## What the exercise asks
In the data below, find every line with the string "matplotlib" and pull it out.

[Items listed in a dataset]
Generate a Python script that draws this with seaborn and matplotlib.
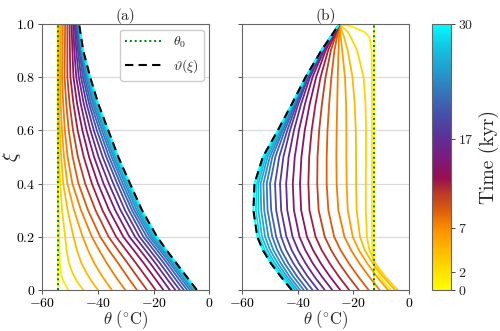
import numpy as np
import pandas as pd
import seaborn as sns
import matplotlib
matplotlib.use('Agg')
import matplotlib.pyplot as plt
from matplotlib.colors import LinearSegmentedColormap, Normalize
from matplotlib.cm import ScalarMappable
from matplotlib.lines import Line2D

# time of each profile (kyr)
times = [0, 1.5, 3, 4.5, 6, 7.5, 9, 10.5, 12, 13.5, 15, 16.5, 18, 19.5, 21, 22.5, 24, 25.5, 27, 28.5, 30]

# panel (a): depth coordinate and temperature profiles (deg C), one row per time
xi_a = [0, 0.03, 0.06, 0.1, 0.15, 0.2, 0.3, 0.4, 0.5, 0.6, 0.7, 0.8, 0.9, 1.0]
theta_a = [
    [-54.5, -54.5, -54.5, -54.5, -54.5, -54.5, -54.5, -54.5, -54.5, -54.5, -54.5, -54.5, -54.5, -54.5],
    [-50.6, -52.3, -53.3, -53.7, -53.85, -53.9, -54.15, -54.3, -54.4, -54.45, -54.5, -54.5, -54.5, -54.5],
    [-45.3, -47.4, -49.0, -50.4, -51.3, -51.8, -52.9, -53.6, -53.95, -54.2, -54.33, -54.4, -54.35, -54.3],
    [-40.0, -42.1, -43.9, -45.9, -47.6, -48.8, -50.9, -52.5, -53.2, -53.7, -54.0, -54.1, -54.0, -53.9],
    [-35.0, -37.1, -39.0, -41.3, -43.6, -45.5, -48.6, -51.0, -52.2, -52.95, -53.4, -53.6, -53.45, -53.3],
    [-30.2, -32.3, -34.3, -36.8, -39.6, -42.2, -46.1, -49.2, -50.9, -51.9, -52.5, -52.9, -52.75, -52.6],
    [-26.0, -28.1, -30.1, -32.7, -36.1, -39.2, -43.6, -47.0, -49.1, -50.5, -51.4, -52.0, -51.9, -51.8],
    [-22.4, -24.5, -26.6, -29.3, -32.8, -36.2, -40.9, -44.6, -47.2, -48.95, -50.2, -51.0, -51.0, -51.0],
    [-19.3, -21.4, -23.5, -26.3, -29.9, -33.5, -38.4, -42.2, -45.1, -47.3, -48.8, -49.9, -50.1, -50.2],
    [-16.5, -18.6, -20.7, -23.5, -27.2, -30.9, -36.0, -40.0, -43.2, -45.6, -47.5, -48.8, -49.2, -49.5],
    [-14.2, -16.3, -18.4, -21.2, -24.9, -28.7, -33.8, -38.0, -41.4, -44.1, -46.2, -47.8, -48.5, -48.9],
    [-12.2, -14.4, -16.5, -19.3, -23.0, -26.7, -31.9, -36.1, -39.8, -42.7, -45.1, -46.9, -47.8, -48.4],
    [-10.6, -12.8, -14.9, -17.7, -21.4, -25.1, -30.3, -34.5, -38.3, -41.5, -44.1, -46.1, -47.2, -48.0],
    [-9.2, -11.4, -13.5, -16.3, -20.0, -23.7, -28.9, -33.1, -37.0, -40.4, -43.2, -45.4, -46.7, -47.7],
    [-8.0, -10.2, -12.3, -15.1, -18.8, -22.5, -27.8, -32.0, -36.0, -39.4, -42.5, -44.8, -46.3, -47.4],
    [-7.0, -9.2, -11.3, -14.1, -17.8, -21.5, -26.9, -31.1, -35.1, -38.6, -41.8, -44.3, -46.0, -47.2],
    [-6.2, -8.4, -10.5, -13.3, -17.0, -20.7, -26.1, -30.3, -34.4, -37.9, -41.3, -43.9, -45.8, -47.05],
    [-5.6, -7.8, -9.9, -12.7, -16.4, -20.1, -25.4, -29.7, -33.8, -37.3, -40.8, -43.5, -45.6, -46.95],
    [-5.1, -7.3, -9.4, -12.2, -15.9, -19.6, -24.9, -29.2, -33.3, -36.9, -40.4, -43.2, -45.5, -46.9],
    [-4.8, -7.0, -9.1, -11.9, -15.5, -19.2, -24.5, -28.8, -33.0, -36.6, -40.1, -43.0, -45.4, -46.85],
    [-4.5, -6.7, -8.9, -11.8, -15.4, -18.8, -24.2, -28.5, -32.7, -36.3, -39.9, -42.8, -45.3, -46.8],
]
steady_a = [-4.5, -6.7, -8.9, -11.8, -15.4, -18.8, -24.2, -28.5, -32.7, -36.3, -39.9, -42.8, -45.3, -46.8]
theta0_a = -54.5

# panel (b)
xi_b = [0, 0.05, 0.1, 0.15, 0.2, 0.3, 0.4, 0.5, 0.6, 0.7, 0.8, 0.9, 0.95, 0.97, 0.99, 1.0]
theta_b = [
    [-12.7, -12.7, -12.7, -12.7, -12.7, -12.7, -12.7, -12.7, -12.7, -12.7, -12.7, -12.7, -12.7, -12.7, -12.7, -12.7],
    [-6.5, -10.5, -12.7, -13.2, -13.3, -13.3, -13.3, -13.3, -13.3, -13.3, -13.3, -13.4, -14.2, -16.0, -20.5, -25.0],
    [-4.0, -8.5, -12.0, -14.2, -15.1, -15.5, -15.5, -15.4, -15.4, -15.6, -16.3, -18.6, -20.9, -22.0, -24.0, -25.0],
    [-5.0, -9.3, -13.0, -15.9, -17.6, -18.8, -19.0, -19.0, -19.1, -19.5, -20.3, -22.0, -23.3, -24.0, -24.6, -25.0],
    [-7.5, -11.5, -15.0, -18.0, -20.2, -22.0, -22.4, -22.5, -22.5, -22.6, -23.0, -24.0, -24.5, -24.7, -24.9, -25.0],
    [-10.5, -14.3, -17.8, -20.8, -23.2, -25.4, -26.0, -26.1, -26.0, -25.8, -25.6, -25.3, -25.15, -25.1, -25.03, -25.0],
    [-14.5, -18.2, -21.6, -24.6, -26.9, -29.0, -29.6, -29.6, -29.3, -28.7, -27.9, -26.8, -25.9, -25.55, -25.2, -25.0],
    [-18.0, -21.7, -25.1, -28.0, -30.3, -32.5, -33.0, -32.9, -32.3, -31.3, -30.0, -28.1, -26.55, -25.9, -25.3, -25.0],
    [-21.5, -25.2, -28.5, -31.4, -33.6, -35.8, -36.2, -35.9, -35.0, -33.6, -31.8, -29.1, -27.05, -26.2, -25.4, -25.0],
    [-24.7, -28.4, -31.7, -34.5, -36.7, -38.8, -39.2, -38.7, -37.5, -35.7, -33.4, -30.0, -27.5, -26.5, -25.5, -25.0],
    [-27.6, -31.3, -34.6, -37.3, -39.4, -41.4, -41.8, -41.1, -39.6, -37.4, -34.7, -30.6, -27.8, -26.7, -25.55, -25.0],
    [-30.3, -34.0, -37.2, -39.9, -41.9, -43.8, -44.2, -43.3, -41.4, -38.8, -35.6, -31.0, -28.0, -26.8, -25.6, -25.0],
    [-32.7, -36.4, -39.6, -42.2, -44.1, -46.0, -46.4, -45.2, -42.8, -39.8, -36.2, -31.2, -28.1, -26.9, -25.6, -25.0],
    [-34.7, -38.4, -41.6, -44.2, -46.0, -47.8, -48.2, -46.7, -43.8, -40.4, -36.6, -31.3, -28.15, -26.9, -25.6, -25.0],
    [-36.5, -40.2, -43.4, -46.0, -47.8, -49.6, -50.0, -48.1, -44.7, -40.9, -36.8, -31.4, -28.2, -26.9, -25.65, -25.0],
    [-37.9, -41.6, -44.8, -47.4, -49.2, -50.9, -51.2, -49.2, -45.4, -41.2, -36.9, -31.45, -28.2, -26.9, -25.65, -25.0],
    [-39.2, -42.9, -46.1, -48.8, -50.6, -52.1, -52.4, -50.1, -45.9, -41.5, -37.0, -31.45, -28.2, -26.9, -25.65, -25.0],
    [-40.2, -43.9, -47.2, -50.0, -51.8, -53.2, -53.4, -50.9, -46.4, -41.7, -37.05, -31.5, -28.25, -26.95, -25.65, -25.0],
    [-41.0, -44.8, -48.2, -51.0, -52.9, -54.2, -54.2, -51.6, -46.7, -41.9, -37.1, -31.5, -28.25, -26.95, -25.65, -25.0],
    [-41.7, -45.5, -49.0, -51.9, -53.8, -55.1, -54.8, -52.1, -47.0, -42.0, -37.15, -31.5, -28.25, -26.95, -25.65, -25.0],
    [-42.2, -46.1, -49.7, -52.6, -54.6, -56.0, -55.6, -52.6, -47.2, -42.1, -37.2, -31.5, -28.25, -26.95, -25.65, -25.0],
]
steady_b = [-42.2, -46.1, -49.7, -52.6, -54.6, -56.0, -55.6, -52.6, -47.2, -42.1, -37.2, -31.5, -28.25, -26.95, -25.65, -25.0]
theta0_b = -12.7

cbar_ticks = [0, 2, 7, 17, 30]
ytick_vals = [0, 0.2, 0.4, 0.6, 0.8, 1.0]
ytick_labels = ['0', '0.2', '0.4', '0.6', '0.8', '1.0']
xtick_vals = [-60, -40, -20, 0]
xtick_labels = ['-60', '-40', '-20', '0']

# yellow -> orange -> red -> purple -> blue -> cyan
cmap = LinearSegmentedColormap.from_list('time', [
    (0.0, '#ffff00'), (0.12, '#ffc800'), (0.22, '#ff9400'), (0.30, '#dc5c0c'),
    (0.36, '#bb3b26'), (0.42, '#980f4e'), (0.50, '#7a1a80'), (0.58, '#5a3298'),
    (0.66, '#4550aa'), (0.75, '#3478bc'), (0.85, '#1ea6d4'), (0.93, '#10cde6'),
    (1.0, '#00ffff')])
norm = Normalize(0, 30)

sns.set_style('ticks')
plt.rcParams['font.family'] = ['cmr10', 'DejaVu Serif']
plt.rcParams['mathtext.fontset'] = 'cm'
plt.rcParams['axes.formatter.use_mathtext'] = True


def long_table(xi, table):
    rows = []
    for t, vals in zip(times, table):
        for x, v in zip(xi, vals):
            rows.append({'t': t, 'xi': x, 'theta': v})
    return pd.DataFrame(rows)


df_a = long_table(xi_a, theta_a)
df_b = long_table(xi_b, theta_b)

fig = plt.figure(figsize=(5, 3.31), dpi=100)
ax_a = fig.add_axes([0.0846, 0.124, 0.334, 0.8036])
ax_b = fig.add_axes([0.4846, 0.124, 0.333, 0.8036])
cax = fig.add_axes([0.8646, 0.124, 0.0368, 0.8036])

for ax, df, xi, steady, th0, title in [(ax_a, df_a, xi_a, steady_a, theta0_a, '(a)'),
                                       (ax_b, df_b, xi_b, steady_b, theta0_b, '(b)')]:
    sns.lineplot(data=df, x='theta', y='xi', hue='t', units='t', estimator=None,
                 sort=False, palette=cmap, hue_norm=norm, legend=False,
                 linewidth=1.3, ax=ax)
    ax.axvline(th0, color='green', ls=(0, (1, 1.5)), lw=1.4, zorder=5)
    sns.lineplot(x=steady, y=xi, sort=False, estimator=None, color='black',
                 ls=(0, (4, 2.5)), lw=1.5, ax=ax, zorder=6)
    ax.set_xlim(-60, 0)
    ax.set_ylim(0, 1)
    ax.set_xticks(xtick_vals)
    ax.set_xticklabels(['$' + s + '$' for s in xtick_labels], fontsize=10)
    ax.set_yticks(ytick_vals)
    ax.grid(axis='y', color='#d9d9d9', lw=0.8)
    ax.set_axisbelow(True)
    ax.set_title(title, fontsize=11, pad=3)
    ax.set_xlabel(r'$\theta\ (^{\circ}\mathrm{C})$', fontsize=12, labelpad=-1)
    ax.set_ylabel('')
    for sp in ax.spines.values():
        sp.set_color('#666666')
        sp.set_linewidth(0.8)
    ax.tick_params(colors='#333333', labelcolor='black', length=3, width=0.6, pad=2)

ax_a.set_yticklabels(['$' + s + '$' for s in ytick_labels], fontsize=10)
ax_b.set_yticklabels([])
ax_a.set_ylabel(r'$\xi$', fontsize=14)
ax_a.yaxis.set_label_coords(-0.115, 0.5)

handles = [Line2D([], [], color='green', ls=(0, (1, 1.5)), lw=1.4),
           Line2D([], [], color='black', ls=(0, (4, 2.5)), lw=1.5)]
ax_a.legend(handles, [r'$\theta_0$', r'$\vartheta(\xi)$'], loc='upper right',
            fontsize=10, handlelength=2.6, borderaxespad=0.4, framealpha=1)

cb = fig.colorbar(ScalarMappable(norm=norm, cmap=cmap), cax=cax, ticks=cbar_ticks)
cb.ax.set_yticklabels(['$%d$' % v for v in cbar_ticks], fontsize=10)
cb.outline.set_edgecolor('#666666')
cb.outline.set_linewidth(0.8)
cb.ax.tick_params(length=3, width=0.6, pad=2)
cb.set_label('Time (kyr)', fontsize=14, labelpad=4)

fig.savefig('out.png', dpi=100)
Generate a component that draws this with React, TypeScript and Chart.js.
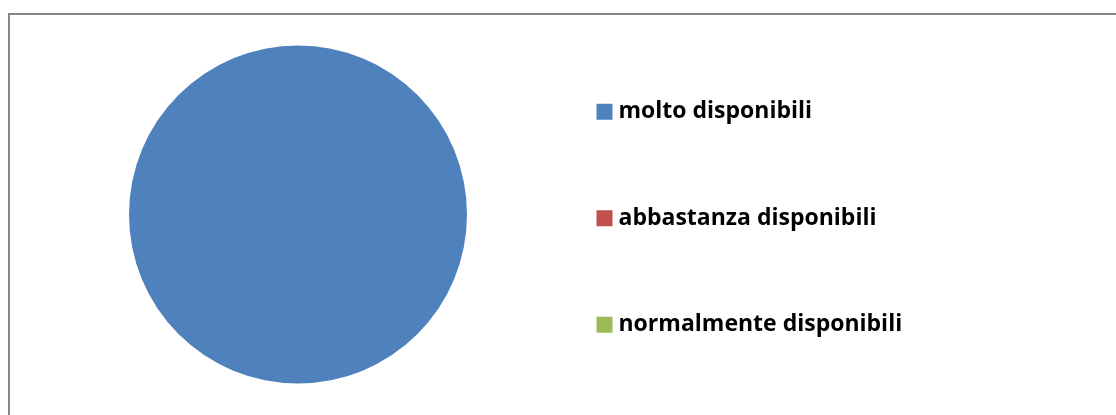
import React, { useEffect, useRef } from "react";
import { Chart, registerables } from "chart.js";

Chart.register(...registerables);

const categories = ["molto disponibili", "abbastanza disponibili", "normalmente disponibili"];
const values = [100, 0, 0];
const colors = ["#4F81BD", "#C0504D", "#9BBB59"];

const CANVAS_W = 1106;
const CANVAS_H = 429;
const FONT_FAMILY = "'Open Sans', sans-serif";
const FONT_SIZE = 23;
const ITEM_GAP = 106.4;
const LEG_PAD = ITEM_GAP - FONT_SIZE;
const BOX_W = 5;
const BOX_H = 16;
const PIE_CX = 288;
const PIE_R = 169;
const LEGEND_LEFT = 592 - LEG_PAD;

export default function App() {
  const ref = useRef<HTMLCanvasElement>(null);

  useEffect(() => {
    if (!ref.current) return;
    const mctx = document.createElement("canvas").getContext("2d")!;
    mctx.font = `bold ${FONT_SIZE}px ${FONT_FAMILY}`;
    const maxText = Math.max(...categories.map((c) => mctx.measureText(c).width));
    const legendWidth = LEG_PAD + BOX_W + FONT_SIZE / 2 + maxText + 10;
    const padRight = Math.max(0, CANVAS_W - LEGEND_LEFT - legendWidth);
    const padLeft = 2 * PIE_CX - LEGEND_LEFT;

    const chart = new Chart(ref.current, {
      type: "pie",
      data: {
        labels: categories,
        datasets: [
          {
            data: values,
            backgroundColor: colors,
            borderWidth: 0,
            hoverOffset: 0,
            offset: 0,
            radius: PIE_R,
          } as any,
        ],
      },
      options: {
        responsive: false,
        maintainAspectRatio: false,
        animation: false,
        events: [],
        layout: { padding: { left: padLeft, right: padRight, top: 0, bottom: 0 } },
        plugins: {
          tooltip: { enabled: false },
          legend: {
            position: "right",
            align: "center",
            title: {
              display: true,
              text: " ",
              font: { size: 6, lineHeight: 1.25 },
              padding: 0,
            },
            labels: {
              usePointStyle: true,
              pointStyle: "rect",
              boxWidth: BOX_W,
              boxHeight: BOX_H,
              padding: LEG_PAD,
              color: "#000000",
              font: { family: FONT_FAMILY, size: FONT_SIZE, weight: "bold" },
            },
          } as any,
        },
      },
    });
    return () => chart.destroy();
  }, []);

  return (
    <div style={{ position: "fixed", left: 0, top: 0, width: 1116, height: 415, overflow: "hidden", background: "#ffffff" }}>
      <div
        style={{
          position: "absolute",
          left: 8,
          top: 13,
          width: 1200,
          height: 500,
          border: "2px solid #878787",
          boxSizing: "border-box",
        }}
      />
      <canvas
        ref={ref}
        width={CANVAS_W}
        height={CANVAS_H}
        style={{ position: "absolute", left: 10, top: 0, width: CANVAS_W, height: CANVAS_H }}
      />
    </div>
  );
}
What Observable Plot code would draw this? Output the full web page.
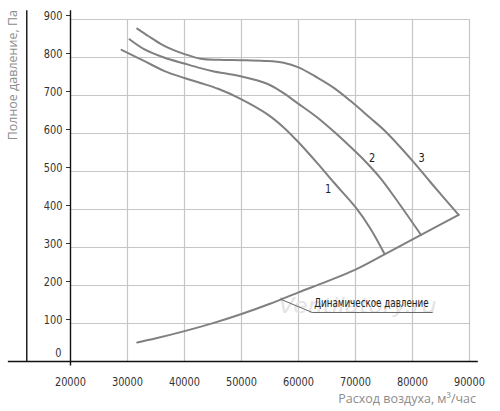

## Solution for this problem
Generate a Python script that draws this with seaborn and matplotlib.
import matplotlib
matplotlib.use('Agg')
import matplotlib.pyplot as plt
from matplotlib.colors import LinearSegmentedColormap, Normalize
from matplotlib.cm import ScalarMappable
from matplotlib.lines import Line2D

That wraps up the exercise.